Les Syriens réfugiés à Sanliurfa, qui viennent pour la plupart de zones contrôlées aujourd’hui par les YPG, égrènent volontiers les griefs qu’ils nourrissent à l’encontre des autorités kurdes : le dépeuplement de force et la destruction de plusieurs villages arabes des environs de Tall Abyad et Kamechliyé, en 2015, après l’éviction de l’organisation Etat islamique de la région, des mesures qui répondaient à des impératifs sécuritaires, affirment les combattants kurdes ; le remplacement dans les écoles des manuels scolaires arabes par des ouvrages à la gloire du PKK (Parti des travailleurs du Kurdistan), la formation séparatiste kurdo-turque, à laquelle les YPG sont subordonnés ; l’hégémonie du PYD, à peine entamée par la création des Forces démocratiques syriennes, un mouvement paramilitaire kurdo-arabe, noyauté par les YPG, etc.

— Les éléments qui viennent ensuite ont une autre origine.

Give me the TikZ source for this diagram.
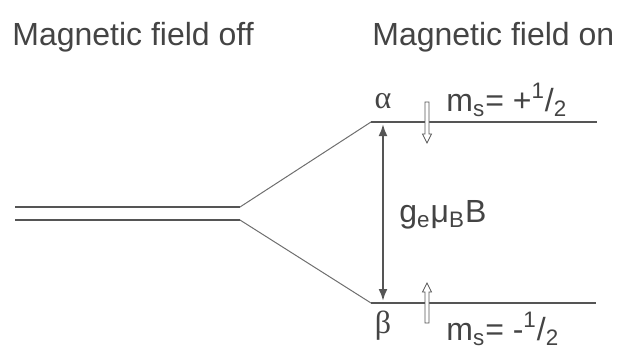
\documentclass[tikz,border=0pt]{standalone}
\usepackage{fontspec}
\setmainfont{Liberation Sans}
\newfontfamily\greekfont{Liberation Serif}
\usetikzlibrary{arrows.meta}

\definecolor{linegray}{HTML}{555555}
\definecolor{textgray}{HTML}{444444}

\tikzset{
  level/.style={draw=linegray, line width=1.1pt},
  split/.style={draw=linegray!85, line width=0.5pt},
  spin/.style={draw=linegray, line width=0.4pt, fill=white},
  lbl/.style={text=textgray, font=\fontsize{16}{19}\selectfont, inner sep=0pt},
}

\begin{document}
\begin{tikzpicture}[x=0.5pt,y=-0.5pt]
	\useasboundingbox (0,0) rectangle (617,350);

	% titles
	\node[lbl, anchor=west] (off) at (12,37) {Magnetic field off};
	\node[lbl, anchor=west] (on) at (372,37) {Magnetic field on};

	% degenerate level
	\coordinate (upl) at (15,207);
	\coordinate (upr) at (240,207);
	\coordinate (lol) at (15,220);
	\coordinate (lor) at (240,220);
	\draw[level] (upl) -- (upr);
	\draw[level] (lol) -- (lor);

	% split levels
	\coordinate (al) at (371,122);
	\coordinate (ar) at (597,122);
	\coordinate (bl) at (371,303);
	\coordinate (br) at (596,303);
	\draw[split] (upr) -- (al);
	\draw[split] (lor) -- (bl);
	\draw[level] (al) -- (ar);
	\draw[level] (bl) -- (br);

	% energy gap
	\coordinate (gt) at (383,124);
	\coordinate (gb) at (383,301);
	\draw[linegray, line width=1.1pt,
	  {Latex[length=6pt,width=4.5pt]}-{Latex[length=6pt,width=4.5pt]}]
	  (gt) -- (gb);
	\node[lbl, anchor=west] (gap) at (399,215)
	  {g\textsubscript{e}μ\textsubscript{B}B};

	% spins
	\draw[spin] (425,102) -- (429,102) -- (429,134) -- (431.5,134)
	  -- (427,143) -- (422.5,134) -- (425,134) -- cycle;
	\draw[spin] (425,323) -- (429,323) -- (429,292) -- (431.5,292)
	  -- (427,283) -- (422.5,292) -- (425,292) -- cycle;

	% labels
	\node[lbl] (alpha) at (383,101) {\greekfont α};
	\node[lbl] (beta) at (383,326) {\greekfont β};
	\node[lbl, anchor=west] (msa) at (446,100)
	  {m\textsubscript{s}= +\textsuperscript{1}/\textsubscript{2}};
	\node[lbl, anchor=west] (msb) at (446,329)
	  {m\textsubscript{s}= -\textsuperscript{1}/\textsubscript{2}};

\end{tikzpicture}
\end{document}
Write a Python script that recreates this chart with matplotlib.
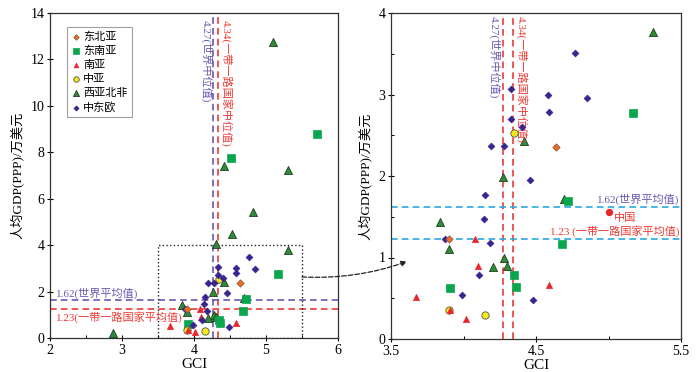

« Pas des Syriens de souche »
« Ils nous font sentir en permanence qu’ils sont les vainqueurs et que nous sommes les perdants, confie Abou Mohamed, un instituteur à la retraite, installé à Sanliurfa. Il n’y avait pas de haine avant, mais je la sens monter très fort. » A ces ressentiments, ancrés dans l’histoire des huit dernières années, s’ajoute une forme persistante de déni de la légitimité kurde, nourri par le baasisme, l’idéologie officielle du régime Assad, dont les cadres de l’opposition restent malgré eux imprégnés.
« Les Kurdes ne sont pas des Syriens de souche, ce sont des immigrés », insiste Saleh Al-Hindawi, un membre du conseil municipal en exil de Tall Abyad. Des propos oublieux du fait que la Djézireh fut une terre de pionniers, qui était quasi vide avant les années 1920. « Pour éviter les horreurs que l’on traverse aujourd’hui, il faudrait arrêter cette guerre et unifier le nord-ouest et le nord-est de la Syrie dans un même front anti-Assad », estime Fadel Abdul Ghany. Compte tenu de l’accord passé dimanche entre le PYD et Damas, qui prévoit le redéploiement des forces gouvernementales sur la frontière turque, cet horizon semble plus que jamais inatteignable.